-- Brief --
Print exactly, please, the lines from the top of the entries below up to and including the line with "from matplotlib.ticker import", and nothing else; pictures are excluded.
##### Supplied material #####
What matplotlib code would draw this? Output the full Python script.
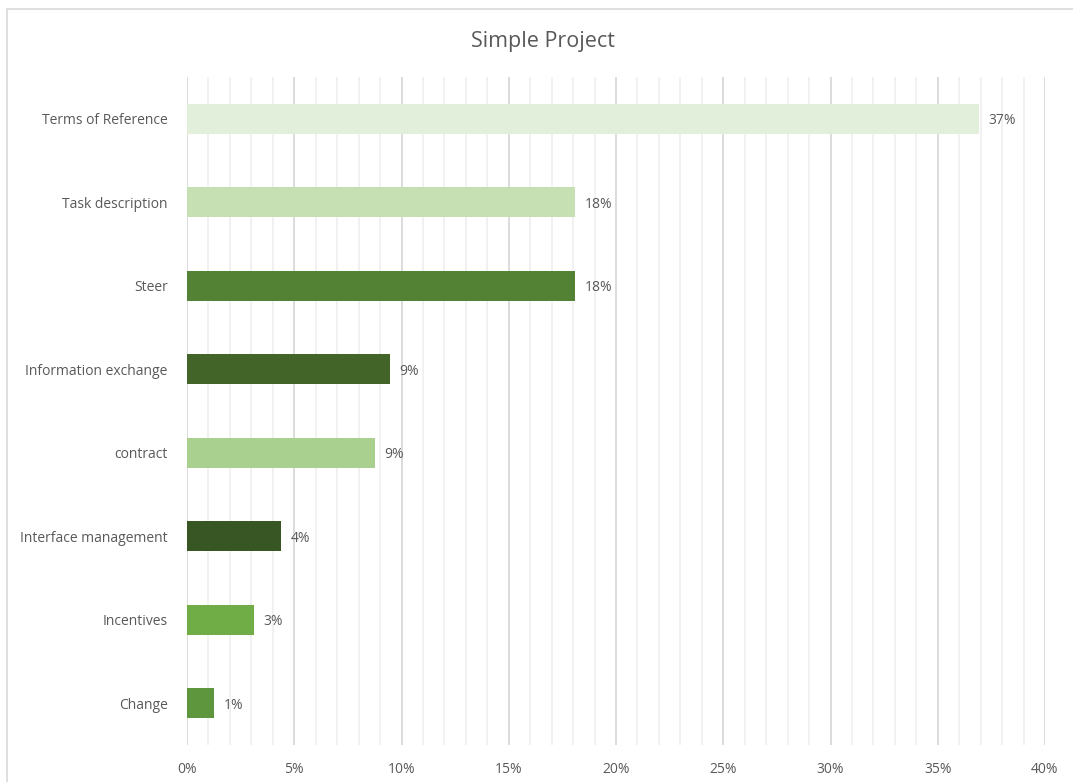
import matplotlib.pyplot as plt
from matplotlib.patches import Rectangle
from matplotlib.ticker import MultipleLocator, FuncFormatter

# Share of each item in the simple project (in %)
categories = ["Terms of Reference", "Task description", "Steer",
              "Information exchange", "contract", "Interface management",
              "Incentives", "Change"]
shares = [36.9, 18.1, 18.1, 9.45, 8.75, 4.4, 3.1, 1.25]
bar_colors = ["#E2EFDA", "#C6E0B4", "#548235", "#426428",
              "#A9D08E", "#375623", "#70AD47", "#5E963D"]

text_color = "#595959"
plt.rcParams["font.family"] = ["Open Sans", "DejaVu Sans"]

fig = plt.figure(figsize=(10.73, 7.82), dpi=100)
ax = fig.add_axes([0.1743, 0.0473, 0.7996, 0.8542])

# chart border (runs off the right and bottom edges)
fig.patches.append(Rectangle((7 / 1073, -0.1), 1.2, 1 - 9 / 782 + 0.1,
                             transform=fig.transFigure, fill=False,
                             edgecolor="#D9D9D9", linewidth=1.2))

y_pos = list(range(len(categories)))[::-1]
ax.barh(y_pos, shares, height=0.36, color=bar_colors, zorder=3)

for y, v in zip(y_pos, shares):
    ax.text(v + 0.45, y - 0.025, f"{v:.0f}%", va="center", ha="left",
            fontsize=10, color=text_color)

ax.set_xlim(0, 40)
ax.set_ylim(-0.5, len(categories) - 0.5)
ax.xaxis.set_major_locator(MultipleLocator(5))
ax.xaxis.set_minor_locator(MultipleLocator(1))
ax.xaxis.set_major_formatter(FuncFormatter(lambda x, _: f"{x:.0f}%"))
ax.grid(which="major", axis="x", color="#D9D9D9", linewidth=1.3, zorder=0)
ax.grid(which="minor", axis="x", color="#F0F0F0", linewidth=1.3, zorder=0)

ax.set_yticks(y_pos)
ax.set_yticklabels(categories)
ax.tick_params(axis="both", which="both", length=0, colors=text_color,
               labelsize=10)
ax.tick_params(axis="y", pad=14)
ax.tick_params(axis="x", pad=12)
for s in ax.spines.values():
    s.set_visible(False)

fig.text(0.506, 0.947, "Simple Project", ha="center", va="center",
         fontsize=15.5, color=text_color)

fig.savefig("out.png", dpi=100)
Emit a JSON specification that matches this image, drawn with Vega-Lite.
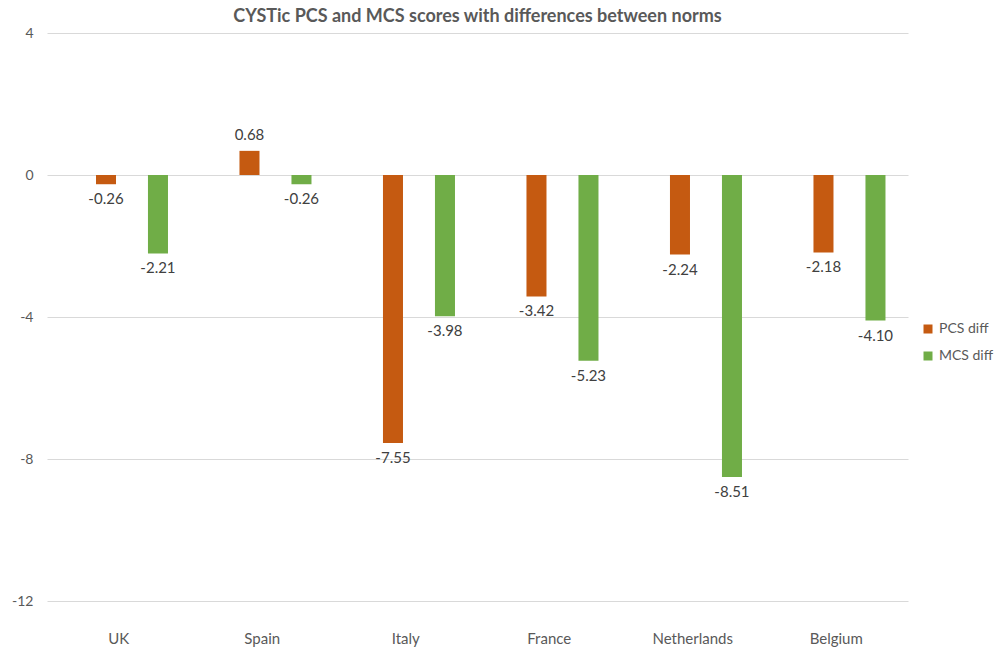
#####
-- Expected answer --
What matplotlib code would draw this? Output the full Python script.
import matplotlib.pyplot as plt
from matplotlib.patches import Rectangle
from matplotlib.ticker import MultipleLocator, FuncFormatter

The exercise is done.